Provided data >>
________________

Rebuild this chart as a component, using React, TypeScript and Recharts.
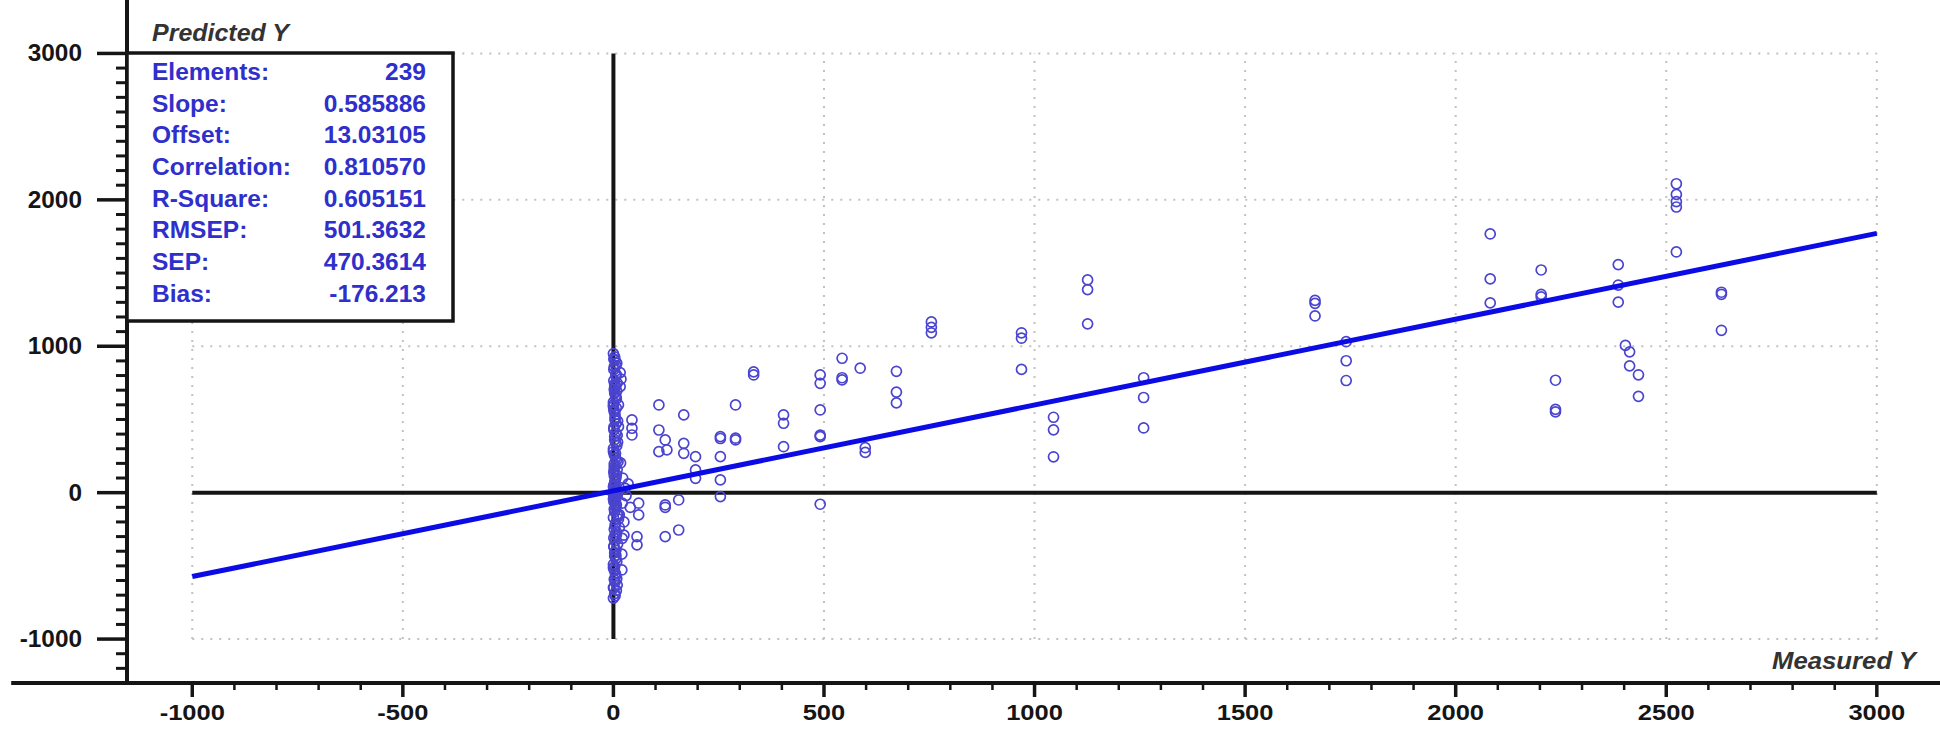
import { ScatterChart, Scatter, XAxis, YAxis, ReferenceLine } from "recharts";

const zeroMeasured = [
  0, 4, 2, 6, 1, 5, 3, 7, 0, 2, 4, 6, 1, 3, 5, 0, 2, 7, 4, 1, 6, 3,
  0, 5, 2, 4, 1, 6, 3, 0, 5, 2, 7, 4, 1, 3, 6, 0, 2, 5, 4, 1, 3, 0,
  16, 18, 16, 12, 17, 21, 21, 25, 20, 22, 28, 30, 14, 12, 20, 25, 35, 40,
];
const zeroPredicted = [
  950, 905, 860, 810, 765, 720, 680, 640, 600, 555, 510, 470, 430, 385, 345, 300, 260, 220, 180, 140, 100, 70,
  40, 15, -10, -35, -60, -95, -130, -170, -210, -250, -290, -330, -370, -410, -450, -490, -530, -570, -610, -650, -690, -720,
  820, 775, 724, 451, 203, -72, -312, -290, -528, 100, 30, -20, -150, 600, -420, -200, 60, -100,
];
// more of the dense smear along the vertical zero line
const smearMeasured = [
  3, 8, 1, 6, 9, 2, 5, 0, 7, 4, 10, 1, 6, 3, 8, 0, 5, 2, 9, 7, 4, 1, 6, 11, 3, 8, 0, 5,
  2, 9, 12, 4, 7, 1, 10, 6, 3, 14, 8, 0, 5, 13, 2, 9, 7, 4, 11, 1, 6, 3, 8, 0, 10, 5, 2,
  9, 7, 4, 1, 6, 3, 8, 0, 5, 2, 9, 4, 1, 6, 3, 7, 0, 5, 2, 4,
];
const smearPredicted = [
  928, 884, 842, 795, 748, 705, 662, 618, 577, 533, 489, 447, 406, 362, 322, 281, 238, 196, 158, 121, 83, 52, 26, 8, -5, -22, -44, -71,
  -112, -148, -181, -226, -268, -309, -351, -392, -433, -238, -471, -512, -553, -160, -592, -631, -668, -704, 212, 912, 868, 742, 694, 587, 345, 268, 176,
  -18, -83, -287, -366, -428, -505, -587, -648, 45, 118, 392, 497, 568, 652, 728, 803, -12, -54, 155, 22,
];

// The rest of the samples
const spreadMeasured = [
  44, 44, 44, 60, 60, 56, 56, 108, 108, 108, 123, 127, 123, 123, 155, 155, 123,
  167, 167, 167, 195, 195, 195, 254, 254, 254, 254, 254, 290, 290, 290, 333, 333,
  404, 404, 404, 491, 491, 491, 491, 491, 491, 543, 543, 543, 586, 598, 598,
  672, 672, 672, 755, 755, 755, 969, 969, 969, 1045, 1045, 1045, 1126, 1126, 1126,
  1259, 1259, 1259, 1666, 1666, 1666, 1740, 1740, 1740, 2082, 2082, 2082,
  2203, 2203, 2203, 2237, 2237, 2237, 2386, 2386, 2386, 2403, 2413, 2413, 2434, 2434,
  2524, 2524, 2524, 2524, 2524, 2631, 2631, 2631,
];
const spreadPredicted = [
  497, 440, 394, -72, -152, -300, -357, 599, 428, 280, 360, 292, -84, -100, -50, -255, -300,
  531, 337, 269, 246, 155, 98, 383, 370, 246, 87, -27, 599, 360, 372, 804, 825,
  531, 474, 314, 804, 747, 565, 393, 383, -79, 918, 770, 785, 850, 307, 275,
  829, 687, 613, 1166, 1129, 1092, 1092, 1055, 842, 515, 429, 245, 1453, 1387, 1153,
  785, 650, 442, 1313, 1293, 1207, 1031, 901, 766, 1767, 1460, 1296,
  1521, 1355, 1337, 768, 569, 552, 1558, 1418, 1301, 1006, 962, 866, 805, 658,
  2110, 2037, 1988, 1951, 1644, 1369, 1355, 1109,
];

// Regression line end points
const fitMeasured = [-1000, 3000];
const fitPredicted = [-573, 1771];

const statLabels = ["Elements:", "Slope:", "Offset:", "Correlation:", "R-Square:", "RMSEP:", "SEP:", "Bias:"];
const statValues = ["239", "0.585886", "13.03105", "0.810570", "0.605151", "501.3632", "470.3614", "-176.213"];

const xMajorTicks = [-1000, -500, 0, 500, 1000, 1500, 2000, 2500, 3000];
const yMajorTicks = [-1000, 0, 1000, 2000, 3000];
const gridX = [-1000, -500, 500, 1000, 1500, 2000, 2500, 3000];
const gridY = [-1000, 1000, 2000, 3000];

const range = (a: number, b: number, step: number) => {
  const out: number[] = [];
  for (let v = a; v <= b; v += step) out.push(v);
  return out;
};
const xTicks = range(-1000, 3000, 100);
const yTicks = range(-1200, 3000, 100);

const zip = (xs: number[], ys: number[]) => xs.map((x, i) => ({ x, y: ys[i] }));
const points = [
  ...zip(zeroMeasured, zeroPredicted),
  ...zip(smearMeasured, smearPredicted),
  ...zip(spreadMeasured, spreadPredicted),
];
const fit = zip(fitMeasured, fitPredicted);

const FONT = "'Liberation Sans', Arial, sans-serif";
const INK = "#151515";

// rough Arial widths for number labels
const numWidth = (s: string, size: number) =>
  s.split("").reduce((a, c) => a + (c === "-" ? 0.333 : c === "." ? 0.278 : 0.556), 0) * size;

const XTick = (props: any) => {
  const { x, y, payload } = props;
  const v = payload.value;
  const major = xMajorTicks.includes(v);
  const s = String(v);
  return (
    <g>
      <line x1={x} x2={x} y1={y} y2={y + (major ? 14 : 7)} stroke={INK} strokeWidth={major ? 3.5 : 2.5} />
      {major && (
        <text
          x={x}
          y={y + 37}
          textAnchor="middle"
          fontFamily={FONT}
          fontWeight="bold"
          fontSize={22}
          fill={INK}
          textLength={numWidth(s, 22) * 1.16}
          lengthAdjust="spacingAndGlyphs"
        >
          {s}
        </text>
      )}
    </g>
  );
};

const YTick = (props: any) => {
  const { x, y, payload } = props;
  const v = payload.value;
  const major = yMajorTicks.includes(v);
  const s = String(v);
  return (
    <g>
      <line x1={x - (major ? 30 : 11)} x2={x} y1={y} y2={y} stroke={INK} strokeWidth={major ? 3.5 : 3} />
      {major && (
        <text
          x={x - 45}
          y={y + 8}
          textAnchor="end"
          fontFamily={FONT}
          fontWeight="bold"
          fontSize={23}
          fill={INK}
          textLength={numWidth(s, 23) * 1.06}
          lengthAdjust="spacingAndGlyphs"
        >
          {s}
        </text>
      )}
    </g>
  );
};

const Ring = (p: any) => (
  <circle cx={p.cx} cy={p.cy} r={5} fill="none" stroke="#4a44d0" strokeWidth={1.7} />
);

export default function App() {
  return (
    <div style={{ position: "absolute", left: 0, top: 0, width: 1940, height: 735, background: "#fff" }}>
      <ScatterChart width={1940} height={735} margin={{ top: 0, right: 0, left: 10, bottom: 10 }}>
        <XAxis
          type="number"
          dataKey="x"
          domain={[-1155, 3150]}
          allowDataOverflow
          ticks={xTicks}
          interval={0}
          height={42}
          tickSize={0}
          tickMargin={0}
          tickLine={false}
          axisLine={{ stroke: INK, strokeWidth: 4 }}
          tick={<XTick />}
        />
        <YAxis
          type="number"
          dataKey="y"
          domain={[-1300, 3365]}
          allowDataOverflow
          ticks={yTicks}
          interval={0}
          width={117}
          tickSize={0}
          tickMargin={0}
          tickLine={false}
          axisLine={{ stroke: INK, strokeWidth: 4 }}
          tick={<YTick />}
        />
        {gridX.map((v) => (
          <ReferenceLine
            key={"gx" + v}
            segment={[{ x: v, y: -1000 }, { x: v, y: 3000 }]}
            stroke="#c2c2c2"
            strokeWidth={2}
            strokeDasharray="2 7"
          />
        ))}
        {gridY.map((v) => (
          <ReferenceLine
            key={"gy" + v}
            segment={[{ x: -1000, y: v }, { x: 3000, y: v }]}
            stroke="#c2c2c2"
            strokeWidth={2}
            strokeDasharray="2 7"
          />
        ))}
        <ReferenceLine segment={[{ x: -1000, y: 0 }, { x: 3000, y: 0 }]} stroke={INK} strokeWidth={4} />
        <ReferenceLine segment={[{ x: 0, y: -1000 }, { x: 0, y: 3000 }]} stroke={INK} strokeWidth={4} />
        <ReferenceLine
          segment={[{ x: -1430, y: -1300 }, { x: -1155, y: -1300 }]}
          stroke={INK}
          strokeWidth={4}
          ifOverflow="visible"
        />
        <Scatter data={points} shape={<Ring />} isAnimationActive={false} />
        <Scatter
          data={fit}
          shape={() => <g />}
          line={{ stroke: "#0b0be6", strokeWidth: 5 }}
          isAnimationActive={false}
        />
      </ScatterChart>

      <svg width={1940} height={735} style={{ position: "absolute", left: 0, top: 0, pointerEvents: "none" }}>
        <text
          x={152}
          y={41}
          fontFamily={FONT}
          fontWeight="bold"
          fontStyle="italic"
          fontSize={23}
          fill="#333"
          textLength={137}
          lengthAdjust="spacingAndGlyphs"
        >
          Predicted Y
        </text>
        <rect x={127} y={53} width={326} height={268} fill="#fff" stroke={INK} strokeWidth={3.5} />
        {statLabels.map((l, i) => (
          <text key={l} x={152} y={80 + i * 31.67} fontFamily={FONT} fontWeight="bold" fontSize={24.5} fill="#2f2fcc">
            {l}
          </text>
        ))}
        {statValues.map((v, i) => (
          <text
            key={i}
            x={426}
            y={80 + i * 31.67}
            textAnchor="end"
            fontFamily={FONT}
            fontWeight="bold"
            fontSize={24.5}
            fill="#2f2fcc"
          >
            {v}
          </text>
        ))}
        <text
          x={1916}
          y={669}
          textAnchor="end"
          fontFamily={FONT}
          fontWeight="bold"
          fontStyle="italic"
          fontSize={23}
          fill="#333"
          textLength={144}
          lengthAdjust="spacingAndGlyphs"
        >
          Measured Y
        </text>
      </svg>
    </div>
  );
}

________________

Exercise details >>
Leave the pictures out and reproduce exactly the lines from the top of the listing above through the line with "XAxis, YAxis, ReferenceLine".

Response below >>
Rebuild this chart as a component, using React, TypeScript and Recharts.
import { ScatterChart, Scatter, XAxis, YAxis, ReferenceLine } from "recharts";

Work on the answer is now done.